Third track construction pushes on, but delays ahead for Covert Ave

Jed Hendrixson
A rendering of the completed Covert Avenue grade crossing elimination. (Photo courtesy of MTA)

The total closure of the grade crossing at Covert Avenue has been delayed a month, according to New Hyde Park Village Trustee Rainer Burger.

At a Nov. 15 meeting with 3TC, the joint-venture responsible for building the 9.8 mile long Long Island Rail Road third track, the village board was informed that the closing of the grade crossing will now begin March 1 instead of Feb. 1 as previously planned, to account for continued utility work.

“So that has been pushed,” Burger said at Tuesday’s board meeting.

The plan outlined in the LIRR Expansion Project newsletter is to eliminate the grade crossing in its entirety and create a vehicular and pedestrian underpass. In total, seven grade crossings will be replaced with underpasses between Floral Park and Hicksville.

The delay is helpful coincidentally, because the village has still not seen, but has requested, plans for the temporary shelter for the village’s firetrucks, Burger said.

An overhead structure will be erected in the community parking lot on South Twelfth Street, just south of the LIRR tracks. The New Hyde Park Fire Department is located north of the LIRR tracks where the construction will be taking place.

The relocation of equipment will provide allow for the continuance ample response times in emergency situations while construction is going on in the area, Burger said.

“When we started out the project, key to our safety concerns was making sure that we get the proper response,” Burger said.

3TC told the village that designs for the structure would come in December and they would ask for the permits, and Burger said that “they would get the permits once the board has reviewed all the requirements.”

“We’re not going to allow construction to start nor allow permits to be issued until we’re satisfied with what we have in terms of a shelter,” Burger said.

The demolition of an abandoned building at 124 Covert Ave. also began Nov. 19.

“They’re basically working from the inside out,” Burger said. “Right now, the building still stands but I’m expecting to see the walls to start coming down any time.”

Resident Paul Demattina of Seventh Avenue expressed concern over rodent control while the demolition occurs.

“Any time we do excavation like that we absolutely should and absolutely will,” Mayor Lawrence Montreuil said.

“I know for a fact when I go in my garage in the spring, I find the remnants of what the mice left behind,” Demattina said. “They’re there, and I’m afraid that when you start breaking that garage up it’s going to be loaded with them.”

“We require it on demolition permits and we do have weekly rodent control on that property because of the age and the nooks and crannies,” Building Department Superintendent Tom Gannon said.

The abrupt removal of 33 trees from the area of construction between Nov.5 and Nov. 9 as part of the erection of a retaining wall for the underpass took some residents and even the board by surprise, Burger said.

“For the board, as well as the village overall, it is very disheartening to see the trees come down,” Burger said. “Trustee Rich Pallisco and the village do a lot of beautification, with Tree USA and so forth, so we take it seriously.”

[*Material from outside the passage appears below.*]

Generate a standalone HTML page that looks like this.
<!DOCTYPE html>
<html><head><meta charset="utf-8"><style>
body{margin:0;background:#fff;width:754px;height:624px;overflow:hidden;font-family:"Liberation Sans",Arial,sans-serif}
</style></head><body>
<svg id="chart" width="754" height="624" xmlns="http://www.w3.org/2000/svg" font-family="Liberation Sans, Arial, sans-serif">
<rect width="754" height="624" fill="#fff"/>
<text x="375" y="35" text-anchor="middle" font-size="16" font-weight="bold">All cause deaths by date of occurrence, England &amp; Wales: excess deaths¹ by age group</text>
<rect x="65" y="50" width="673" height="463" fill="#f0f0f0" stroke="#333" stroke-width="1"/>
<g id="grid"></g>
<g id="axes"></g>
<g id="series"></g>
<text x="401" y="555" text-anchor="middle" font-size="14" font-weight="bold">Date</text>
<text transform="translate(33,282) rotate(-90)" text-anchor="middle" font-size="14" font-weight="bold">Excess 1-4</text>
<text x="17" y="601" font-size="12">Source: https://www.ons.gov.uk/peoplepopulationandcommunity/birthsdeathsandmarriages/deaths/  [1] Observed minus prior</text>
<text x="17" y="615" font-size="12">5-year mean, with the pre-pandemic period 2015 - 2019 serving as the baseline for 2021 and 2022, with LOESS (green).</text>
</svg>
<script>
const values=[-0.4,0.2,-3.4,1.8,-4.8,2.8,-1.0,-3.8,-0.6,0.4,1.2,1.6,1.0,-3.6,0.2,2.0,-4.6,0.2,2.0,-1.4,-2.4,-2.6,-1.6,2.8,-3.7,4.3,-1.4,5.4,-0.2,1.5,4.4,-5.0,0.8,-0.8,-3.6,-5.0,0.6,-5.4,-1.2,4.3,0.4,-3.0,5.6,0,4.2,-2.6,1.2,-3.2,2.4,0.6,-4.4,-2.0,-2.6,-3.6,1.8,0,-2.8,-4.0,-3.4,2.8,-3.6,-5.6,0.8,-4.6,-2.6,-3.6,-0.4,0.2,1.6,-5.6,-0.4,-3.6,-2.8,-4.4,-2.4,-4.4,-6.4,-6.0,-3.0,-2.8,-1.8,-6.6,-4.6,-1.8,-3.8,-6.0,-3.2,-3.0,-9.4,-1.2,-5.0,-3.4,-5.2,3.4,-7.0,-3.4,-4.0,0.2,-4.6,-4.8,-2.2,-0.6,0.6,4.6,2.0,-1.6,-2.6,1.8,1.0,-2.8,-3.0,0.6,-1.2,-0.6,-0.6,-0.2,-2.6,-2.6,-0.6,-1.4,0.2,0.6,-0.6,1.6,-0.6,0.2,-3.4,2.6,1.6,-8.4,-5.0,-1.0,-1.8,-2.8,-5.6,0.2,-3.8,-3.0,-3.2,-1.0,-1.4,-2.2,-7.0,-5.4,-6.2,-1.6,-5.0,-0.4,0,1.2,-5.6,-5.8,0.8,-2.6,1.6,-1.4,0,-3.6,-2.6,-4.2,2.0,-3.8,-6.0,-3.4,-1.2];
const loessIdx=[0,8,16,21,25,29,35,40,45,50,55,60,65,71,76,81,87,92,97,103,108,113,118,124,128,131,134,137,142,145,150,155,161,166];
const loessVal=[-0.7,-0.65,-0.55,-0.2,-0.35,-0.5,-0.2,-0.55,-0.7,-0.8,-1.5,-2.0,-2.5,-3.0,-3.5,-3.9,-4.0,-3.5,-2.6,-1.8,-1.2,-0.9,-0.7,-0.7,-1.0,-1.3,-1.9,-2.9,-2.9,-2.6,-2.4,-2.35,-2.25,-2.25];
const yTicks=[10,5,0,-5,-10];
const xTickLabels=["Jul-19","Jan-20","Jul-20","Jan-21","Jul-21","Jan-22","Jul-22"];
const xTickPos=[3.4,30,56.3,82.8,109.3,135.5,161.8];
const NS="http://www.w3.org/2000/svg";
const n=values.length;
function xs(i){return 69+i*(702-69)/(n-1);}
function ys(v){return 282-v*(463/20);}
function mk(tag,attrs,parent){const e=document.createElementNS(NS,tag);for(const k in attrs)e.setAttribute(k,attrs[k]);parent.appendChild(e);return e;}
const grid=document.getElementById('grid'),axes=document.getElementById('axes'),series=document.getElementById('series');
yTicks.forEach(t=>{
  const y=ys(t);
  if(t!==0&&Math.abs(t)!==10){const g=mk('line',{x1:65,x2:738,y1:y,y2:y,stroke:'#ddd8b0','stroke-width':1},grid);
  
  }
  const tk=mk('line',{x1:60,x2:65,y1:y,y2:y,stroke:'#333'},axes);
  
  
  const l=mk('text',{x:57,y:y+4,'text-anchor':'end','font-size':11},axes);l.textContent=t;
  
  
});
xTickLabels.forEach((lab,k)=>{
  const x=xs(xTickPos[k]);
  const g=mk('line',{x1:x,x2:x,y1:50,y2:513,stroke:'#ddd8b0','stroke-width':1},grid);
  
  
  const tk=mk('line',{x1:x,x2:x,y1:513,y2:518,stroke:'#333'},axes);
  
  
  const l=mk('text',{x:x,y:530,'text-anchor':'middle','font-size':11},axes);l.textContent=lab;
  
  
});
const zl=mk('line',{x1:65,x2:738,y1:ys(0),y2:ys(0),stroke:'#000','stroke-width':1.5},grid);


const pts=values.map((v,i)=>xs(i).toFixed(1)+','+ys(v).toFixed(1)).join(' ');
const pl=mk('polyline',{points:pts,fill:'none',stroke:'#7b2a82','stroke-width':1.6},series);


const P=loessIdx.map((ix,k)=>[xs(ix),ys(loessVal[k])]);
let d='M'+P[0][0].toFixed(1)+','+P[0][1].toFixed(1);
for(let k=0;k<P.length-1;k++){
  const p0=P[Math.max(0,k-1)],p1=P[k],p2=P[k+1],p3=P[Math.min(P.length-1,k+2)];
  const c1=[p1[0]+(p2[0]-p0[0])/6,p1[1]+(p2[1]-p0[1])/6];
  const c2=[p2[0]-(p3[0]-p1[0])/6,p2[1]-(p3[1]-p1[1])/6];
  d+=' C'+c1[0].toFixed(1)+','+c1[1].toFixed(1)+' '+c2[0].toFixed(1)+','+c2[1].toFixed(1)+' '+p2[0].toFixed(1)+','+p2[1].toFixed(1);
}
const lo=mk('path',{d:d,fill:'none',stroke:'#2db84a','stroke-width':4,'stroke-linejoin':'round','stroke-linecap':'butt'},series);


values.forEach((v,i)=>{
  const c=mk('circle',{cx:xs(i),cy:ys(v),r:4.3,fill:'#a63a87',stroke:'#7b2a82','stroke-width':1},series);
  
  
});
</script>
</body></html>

There is a landscaping design plan that requires the trees fo be replaced. However, the trees will not be replaced on a one-to-one ratio, but by the girth of those that were cut down.

“If they cut down a ten-inch diameter tree and the put in two-inch saplings, we get five of them,” Burger said.

Trustee Pallisco, Gannon and members of the Department of Public Works went out and recorded the trunks of the trees that were cut, Burger said.

“We’re going to save that and as the tree planting starts and the construction is done, we’re going to make sure those trees get replaced,” Burger said.